## Problem details
Please print exactly the lines below, from the start of the material up to and including the line with "const greenFlux = [1268, 1106, 1276, 1679, 3830, 2553, 1927];", but none of the pictures.

---- Data segment

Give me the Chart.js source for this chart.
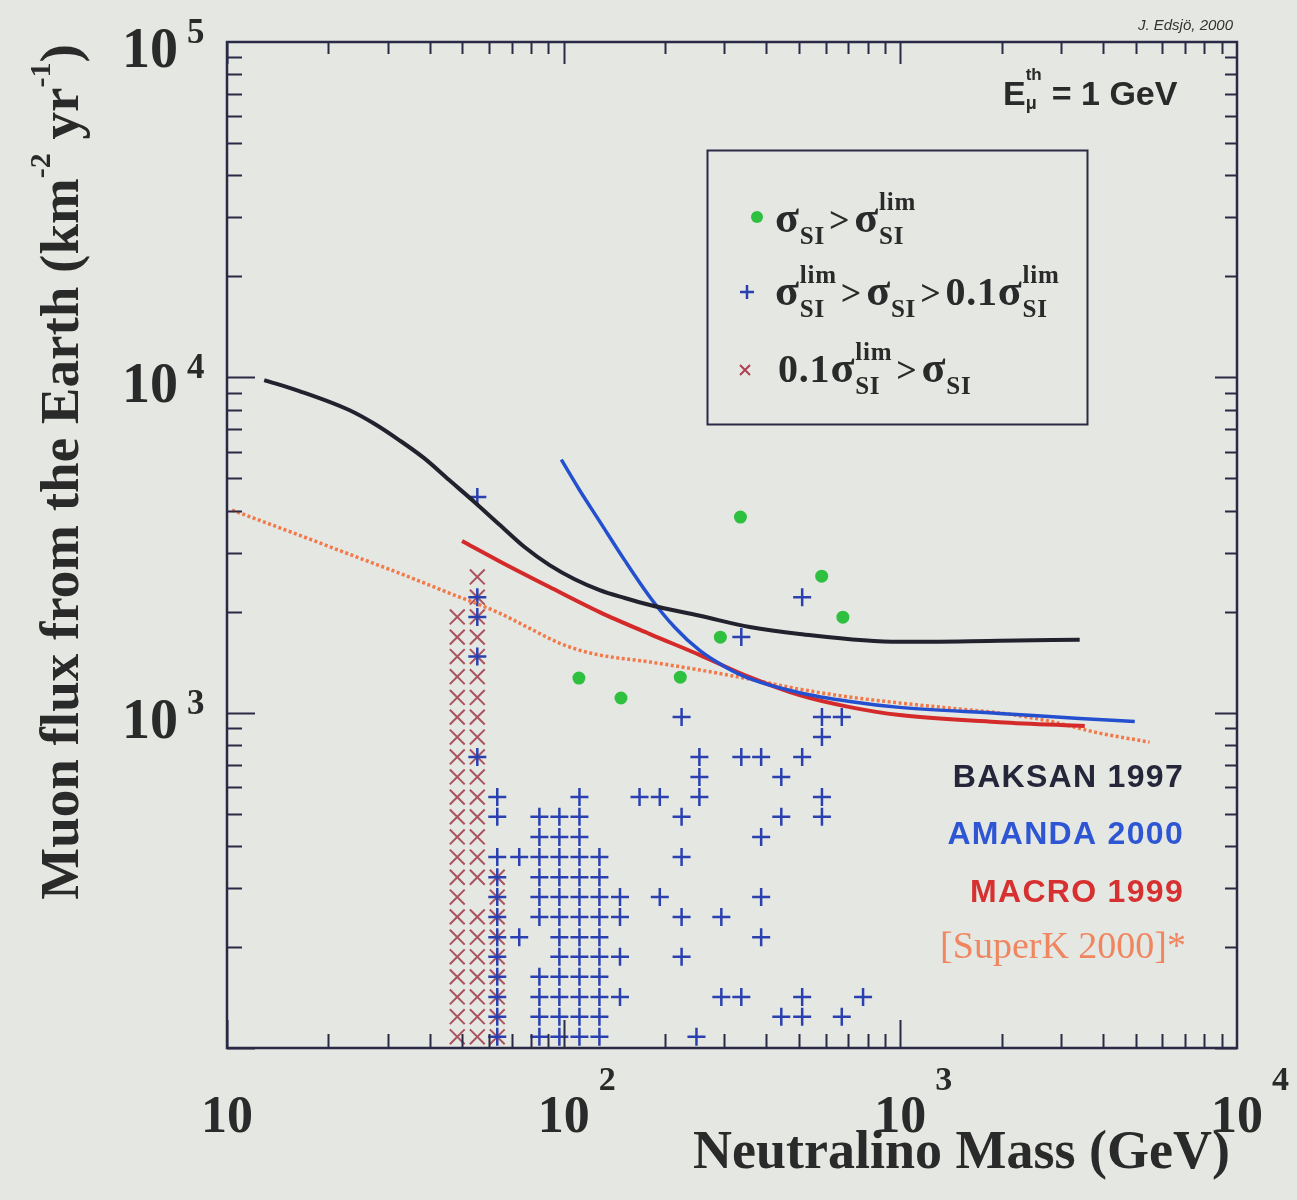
<!DOCTYPE html>
<html><head><meta charset="utf-8">
<script src="https://cdn.jsdelivr.net/npm/chart.js@4/dist/chart.umd.min.js"></script>
<style>html,body{margin:0;padding:0;background:#e4e7e2;}canvas{display:block;}</style>
</head><body>
<canvas id="c" width="1297" height="1200"></canvas>
<script>
// ---------------- data ----------------
const baksanMass = [12.9, 16.4, 23.05, 27.4, 32.45, 38.5, 45.7, 54.3, 64.4, 76.5, 90.8, 107.8, 127.9, 151.9, 180.5, 254, 357, 502, 995, 1970, 3410];
const baksanFlux = [9810, 9100, 7990, 7270, 6500, 5740, 4940, 4250, 3640, 3118, 2754, 2500, 2321, 2198, 2094, 1945, 1800, 1717, 1626, 1638, 1650];

const amandaMass = [98.4, 111.2, 127.9, 151.7, 180.5, 214, 254, 301, 357, 502, 708, 995, 1970, 3410, 4970];
const amandaFlux = [5680, 4630, 3720, 2850, 2210, 1794, 1530, 1371, 1263, 1147, 1080, 1037, 995, 961, 941];

const macroMass = [49.9, 64.4, 90.8, 127.9, 180.5, 254, 357, 502, 708, 995, 1970, 3530];
const macroFlux = [3250, 2830, 2370, 1995, 1715, 1485, 1276, 1128, 1039, 984, 937, 912];

const superkMass = [10.35, 16.37, 23.05, 32.45, 45.7, 64.4, 79.0, 97.0, 111.2, 127.9, 180.5, 254, 357, 502, 708, 995, 1400, 1970, 2770, 3900, 5500];
const superkFlux = [4020, 3385, 2970, 2608, 2274, 1982, 1787, 1613, 1537, 1485, 1416, 1340, 1259, 1175, 1113, 1069, 1032, 998, 944, 869, 817];

// sigma_SI > sigma_lim (green dots)
const greenMass = [111, 148, 222, 292, 335, 584, 675];
const greenFlux = [1268, 1106, 1276, 1679, 3830, 2553, 1927];

// sigma_lim > sigma_SI > 0.1 sigma_lim (blue +)
const plusMass = [
  55.4, 55.4, 55.4, 55.4, 55.4,
  63.5, 63.5, 63.5, 63.5, 63.5, 63.5, 63.5, 63.5, 63.5, 63.5, 63.5, 63.5,
  73.8, 73.8,
  84.7, 84.7, 84.7, 84.7, 84.7, 84.7, 84.7, 84.7, 84.7, 84.7,
  97.1, 97.1, 97.1, 97.1, 97.1, 97.1, 97.1, 97.1, 97.1, 97.1, 97.1, 97.1,
  111.4, 111.4, 111.4, 111.4, 111.4, 111.4, 111.4, 111.4, 111.4, 111.4, 111.4, 111.4, 111.4,
  127.7, 127.7, 127.7, 127.7, 127.7, 127.7, 127.7, 127.7, 127.7, 127.7,
  147, 147, 147, 147,
  168, 193, 193, 224, 224, 224, 224, 224, 253, 253, 253, 248,
  294, 294, 337, 337, 337, 386, 386, 386, 386, 443, 443, 443,
  511, 511, 511, 511, 585, 585, 585, 585, 670, 670, 775
];
const plusFlux = [
  4400, 2210, 1930, 1470, 738,
  560, 489, 371, 323, 282, 246, 214, 187, 163, 142, 124, 108,
  371, 214,
  489, 426, 371, 323, 282, 246, 163, 142, 124, 108,
  489, 426, 371, 323, 282, 246, 214, 187, 163, 142, 124, 108,
  560, 489, 426, 371, 323, 282, 246, 214, 187, 163, 142, 124, 108,
  371, 323, 282, 246, 214, 187, 163, 142, 124, 108,
  282, 246, 187, 142,
  560, 560, 282, 971, 489, 371, 246, 187, 738, 643, 560, 108,
  246, 142, 1680, 738, 142, 738, 426, 282, 214, 643, 489, 124,
  2210, 738, 142, 124, 971, 846, 560, 489, 971, 124, 142
];

// 0.1 sigma_lim > sigma_SI (red x)
const crossMass = [
  48.3, 48.3, 48.3, 48.3, 48.3, 48.3, 48.3, 48.3, 48.3, 48.3, 48.3, 48.3, 48.3, 48.3, 48.3, 48.3, 48.3, 48.3, 48.3, 48.3, 48.3, 48.3,
  55.4, 55.4, 55.4, 55.4, 55.4, 55.4, 55.4, 55.4, 55.4, 55.4, 55.4, 55.4, 55.4, 55.4, 55.4, 55.4, 55.4, 55.4, 55.4, 55.4, 55.4, 55.4, 55.4,
  63.5, 63.5, 63.5, 63.5, 63.5, 63.5, 63.5, 63.5, 63.5
];
const crossFlux = [
  1930, 1680, 1470, 1280, 1110, 970, 846, 738, 643, 560, 489, 426, 371, 323, 282, 246, 214, 187, 163, 142, 124, 108,
  2540, 2210, 1930, 1680, 1470, 1280, 1110, 970, 846, 738, 643, 560, 489, 426, 371, 323, 246, 214, 187, 163, 142, 124, 108,
  323, 282, 246, 214, 187, 163, 142, 124, 108
];

// axes
const xMajorTicks = [10, 100, 1000, 10000];
const xTickExp = ['', '2', '3', '4'];
const yMajorTicks = [100, 1000, 10000, 100000];
const yTickExp = ['', '3', '4', '5'];

const seriesNames = ['BAKSAN 1997', 'AMANDA 2000', 'MACRO 1999', '[SuperK 2000]*'];
const xTitle = 'Neutralino Mass (GeV)';
const yTitleParts = ['Muon flux from the Earth (km', '-2', ' yr', '-1', ')'];
const credit = 'J. Edsjö, 2000';

// ---------------- drawing ----------------
const FRAME = '#2a2a46';
const SERIF = '"Liberation Serif", "Times New Roman", serif';
const SANS = '"Liberation Sans", Arial, sans-serif';
const pts = (xs, ys) => xs.map((x, i) => ({x: x, y: ys[i]}));

function richWidth(ctx, parts) {
  let w = 0;
  for (const p of parts) {
    if (p.stack) {
      let m = 0;
      for (const s of p.stack) { ctx.font = s.f; m = Math.max(m, ctx.measureText(s.t).width); }
      w += m + (p.gap || 0);
    } else { ctx.font = p.f; w += ctx.measureText(p.t).width + (p.gap || 0); }
  }
  return w;
}
function rich(ctx, x, y, parts) {
  let cx = x;
  ctx.textAlign = 'left';
  for (const p of parts) {
    if (p.stack) {
      let m = 0;
      for (const s of p.stack) { ctx.font = s.f; ctx.fillText(s.t, cx, y + (s.dy || 0)); m = Math.max(m, ctx.measureText(s.t).width); }
      cx += m + (p.gap || 0);
    } else { ctx.font = p.f; ctx.fillText(p.t, cx, y + (p.dy || 0)); cx += ctx.measureText(p.t).width + (p.gap || 0); }
  }
}

const bgPlugin = {
  id: 'bg',
  beforeDraw(chart) {
    const ctx = chart.ctx;
    ctx.save(); ctx.fillStyle = '#e4e7e2'; ctx.fillRect(0, 0, chart.width, chart.height); ctx.restore();
  }
};

const decorPlugin = {
  id: 'decor',
  afterDraw(chart) {
    const ctx = chart.ctx, a = chart.chartArea, xs = chart.scales.x, ys = chart.scales.y;
    ctx.save();
    // frame
    ctx.strokeStyle = FRAME; ctx.lineWidth = 2.5;
    ctx.strokeRect(a.left, a.top, a.right - a.left, a.bottom - a.top);
    // ticks
    ctx.lineWidth = 2;
    ctx.beginPath();
    for (let i = 0; i < xMajorTicks.length - 1; i++) for (let k = 1; k < 10; k++) {
      const p = Math.round(xs.getPixelForValue(xMajorTicks[i] * k)) + 0.5;
      const lb = k === 1 ? 28 : 14, lt = k === 1 ? 22 : 12;
      ctx.moveTo(p, a.bottom); ctx.lineTo(p, a.bottom - lb);
      ctx.moveTo(p, a.top); ctx.lineTo(p, a.top + lt);
    }
    for (let i = 0; i < yMajorTicks.length - 1; i++) for (let k = 1; k < 10; k++) {
      const p = Math.round(ys.getPixelForValue(yMajorTicks[i] * k)) + 0.5;
      const ll = k === 1 ? 28 : 15, lr = k === 1 ? 22 : 12;
      ctx.moveTo(a.left, p); ctx.lineTo(a.left + ll, p);
      ctx.moveTo(a.right, p); ctx.lineTo(a.right - lr, p);
    }
    ctx.stroke();

    // tick labels
    ctx.fillStyle = '#2a2a2a';
    const baseF = 'bold 52px ' + SERIF, expF = 'bold 34px ' + SERIF;
    for (let i = 0; i < xMajorTicks.length; i++) {
      const p = xs.getPixelForValue(xMajorTicks[i]);
      ctx.font = baseF; const w = ctx.measureText('10').width;
      ctx.font = expF; const we = xTickExp[i] ? ctx.measureText(xTickExp[i]).width : 0;
      let cx = p;
      const right = cx + w / 2 + 9 + we;
      if (right > 1291) cx -= right - 1291;
      ctx.font = baseF; ctx.textAlign = 'center'; ctx.fillText('10', cx, 1132);
      if (xTickExp[i]) { ctx.font = expF; ctx.textAlign = 'left'; ctx.fillText(xTickExp[i], cx + w / 2 + 9, 1090); }
    }
    const yBaseF = 'bold 56px ' + SERIF, yExpF = 'bold 35px ' + SERIF;
    for (let i = 0; i < yMajorTicks.length; i++) {
      if (!yTickExp[i]) continue;
      const p = ys.getPixelForValue(yMajorTicks[i]);
      ctx.font = yBaseF; ctx.textAlign = 'right'; ctx.fillText('10', 178, p + 25);
      ctx.font = yExpF; ctx.textAlign = 'left'; ctx.fillText(yTickExp[i], 187, p + 1);
    }

    // axis titles
    ctx.fillStyle = '#2a2a2a';
    ctx.font = 'bold 54px ' + SERIF; ctx.textAlign = 'right';
    ctx.fillText(xTitle, 1230, 1168);
    const tf = 'bold 55px ' + SERIF, sf = 'bold 30px ' + SERIF;
    const yParts = [
      {t: yTitleParts[0], f: tf}, {t: yTitleParts[1], f: sf, dy: -28},
      {t: yTitleParts[2], f: tf}, {t: yTitleParts[3], f: sf, dy: -28},
      {t: yTitleParts[4], f: tf}
    ];
    ctx.save();
    ctx.translate(78, 472); ctx.rotate(-Math.PI / 2);
    const yw = richWidth(ctx, yParts);
    rich(ctx, -yw / 2, 0, yParts);
    ctx.restore();

    // credit + threshold
    ctx.font = 'italic 15px ' + SANS; ctx.textAlign = 'right'; ctx.fillStyle = '#333';
    ctx.fillText(credit, 1233, 30);
    ctx.fillStyle = '#2a2a2a';
    rich(ctx, 1003, 105, [
      {t: 'E', f: 'bold 34px ' + SANS},
      {stack: [{t: 'th', f: 'bold 17px ' + SANS, dy: -25}, {t: 'μ', f: 'bold 18px ' + SANS, dy: 4}], gap: 10},
      {t: '= 1 GeV', f: 'bold 34px ' + SANS}
    ]);

    // series labels
    ctx.textAlign = 'right';
    if (ctx.letterSpacing !== undefined) ctx.letterSpacing = '1.3px';
    ctx.font = 'bold 32px ' + SANS;
    ctx.fillStyle = '#26263a'; ctx.fillText(seriesNames[0], 1184, 787);
    ctx.fillStyle = '#2e56d4'; ctx.fillText(seriesNames[1], 1184, 844);
    ctx.fillStyle = '#d63030'; ctx.fillText(seriesNames[2], 1184, 902);
    if (ctx.letterSpacing !== undefined) ctx.letterSpacing = '0px';
    ctx.font = '38px ' + SERIF; ctx.fillStyle = '#f08660';
    ctx.fillText(seriesNames[3], 1186, 958);

    // legend box
    ctx.strokeStyle = FRAME; ctx.lineWidth = 2;
    ctx.strokeRect(707.5, 150.5, 380, 274);
    const L = 'bold 44px ' + SERIF, D = 'bold 40px ' + SERIF, S = 'bold 25px ' + SERIF, G = 'bold 36px ' + SERIF;
    const gt = {t: '>', f: G, gap: 4};
    const lim = (sub) => ({stack: [{t: 'lim', f: S, dy: -22}, {t: 'SI', f: S, dy: 12}], gap: sub ? 4 : 0});
    const si = {stack: [{t: 'SI', f: S, dy: 12}], gap: 4};
    if (ctx.letterSpacing !== undefined) ctx.letterSpacing = '0.8px';
    // line 1
    ctx.fillStyle = '#30c040'; ctx.beginPath(); ctx.arc(757, 217, 6, 0, Math.PI * 2); ctx.fill();
    ctx.fillStyle = '#2a2a2a';
    rich(ctx, 775, 232, [{t: 'σ', f: L}, si, gt, {t: 'σ', f: L}, lim(false)]);
    // line 2
    ctx.strokeStyle = '#2a40b0'; ctx.lineWidth = 2.5; ctx.beginPath();
    ctx.moveTo(740, 292); ctx.lineTo(754, 292); ctx.moveTo(747, 285); ctx.lineTo(747, 299); ctx.stroke();
    rich(ctx, 775, 305, [{t: 'σ', f: L}, lim(true), gt, {t: 'σ', f: L}, si, gt, {t: '0.1', f: D}, {t: 'σ', f: L}, lim(false)]);
    // line 3
    ctx.strokeStyle = '#b04050'; ctx.lineWidth = 2; ctx.beginPath();
    ctx.moveTo(740, 365); ctx.lineTo(750, 375); ctx.moveTo(750, 365); ctx.lineTo(740, 375); ctx.stroke();
    rich(ctx, 778, 382, [{t: '0.1', f: D}, {t: 'σ', f: L}, lim(true), gt, {t: 'σ', f: L}, si]);
    if (ctx.letterSpacing !== undefined) ctx.letterSpacing = '0px';
    ctx.restore();
  }
};

const lineDs = (label, xs, ys, color, width, dash) => ({
  label: label, data: pts(xs, ys), showLine: true, borderColor: color, backgroundColor: color,
  borderWidth: width, borderDash: dash || [], pointRadius: 0, tension: 0.4,
  cubicInterpolationMode: 'monotone', fill: false
});

new Chart(document.getElementById('c'), {
  type: 'scatter',
  data: {
    datasets: [
      lineDs(seriesNames[0], baksanMass, baksanFlux, '#22222e', 4),
      lineDs(seriesNames[1], amandaMass, amandaFlux, '#2450d0', 3.5),
      lineDs(seriesNames[2], macroMass, macroFlux, '#d42a2a', 4),
      lineDs(seriesNames[3], superkMass, superkFlux, '#f27a4a', 3.5, [3, 2.5]),
      {label: 'σSI > σSIlim', data: pts(greenMass, greenFlux), pointStyle: 'circle', pointRadius: 6.5,
       backgroundColor: '#30c040', borderColor: '#30c040', borderWidth: 0},
      {label: 'σSIlim > σSI > 0.1σSIlim', data: pts(plusMass, plusFlux), pointStyle: 'cross', pointRadius: 9,
       borderColor: '#2a40b0', backgroundColor: '#2a40b0', borderWidth: 2.5},
      {label: '0.1σSIlim > σSI', data: pts(crossMass, crossFlux), pointStyle: 'crossRot', pointRadius: 10.5,
       borderColor: 'rgba(160,55,70,0.85)', backgroundColor: 'rgba(160,55,70,0.85)', borderWidth: 2}
    ]
  },
  options: {
    responsive: false, animation: false, devicePixelRatio: 1,
    layout: {padding: {left: 227, top: 42, right: 60, bottom: 152}},
    plugins: {legend: {display: false}, tooltip: {enabled: false}},
    scales: {
      x: {type: 'logarithmic', min: 10, max: 10000, display: false},
      y: {type: 'logarithmic', min: 100, max: 100000, display: false}
    }
  },
  plugins: [bgPlugin, decorPlugin]
});
</script>
</body></html>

--------

## Answer to this exercise
Give me the Chart.js source for this chart.
<!DOCTYPE html>
<html><head><meta charset="utf-8">
<script src="https://cdn.jsdelivr.net/npm/chart.js@4/dist/chart.umd.min.js"></script>
<style>html,body{margin:0;padding:0;background:#e4e7e2;}canvas{display:block;}</style>
</head><body>
<canvas id="c" width="1297" height="1200"></canvas>
<script>
// ---------------- data ----------------
const baksanMass = [12.9, 16.4, 23.05, 27.4, 32.45, 38.5, 45.7, 54.3, 64.4, 76.5, 90.8, 107.8, 127.9, 151.9, 180.5, 254, 357, 502, 995, 1970, 3410];
const baksanFlux = [9810, 9100, 7990, 7270, 6500, 5740, 4940, 4250, 3640, 3118, 2754, 2500, 2321, 2198, 2094, 1945, 1800, 1717, 1626, 1638, 1650];

const amandaMass = [98.4, 111.2, 127.9, 151.7, 180.5, 214, 254, 301, 357, 502, 708, 995, 1970, 3410, 4970];
const amandaFlux = [5680, 4630, 3720, 2850, 2210, 1794, 1530, 1371, 1263, 1147, 1080, 1037, 995, 961, 941];

const macroMass = [49.9, 64.4, 90.8, 127.9, 180.5, 254, 357, 502, 708, 995, 1970, 3530];
const macroFlux = [3250, 2830, 2370, 1995, 1715, 1485, 1276, 1128, 1039, 984, 937, 912];

const superkMass = [10.35, 16.37, 23.05, 32.45, 45.7, 64.4, 79.0, 97.0, 111.2, 127.9, 180.5, 254, 357, 502, 708, 995, 1400, 1970, 2770, 3900, 5500];
const superkFlux = [4020, 3385, 2970, 2608, 2274, 1982, 1787, 1613, 1537, 1485, 1416, 1340, 1259, 1175, 1113, 1069, 1032, 998, 944, 869, 817];

// sigma_SI > sigma_lim (green dots)
const greenMass = [111, 148, 222, 292, 335, 584, 675];
const greenFlux = [1268, 1106, 1276, 1679, 3830, 2553, 1927];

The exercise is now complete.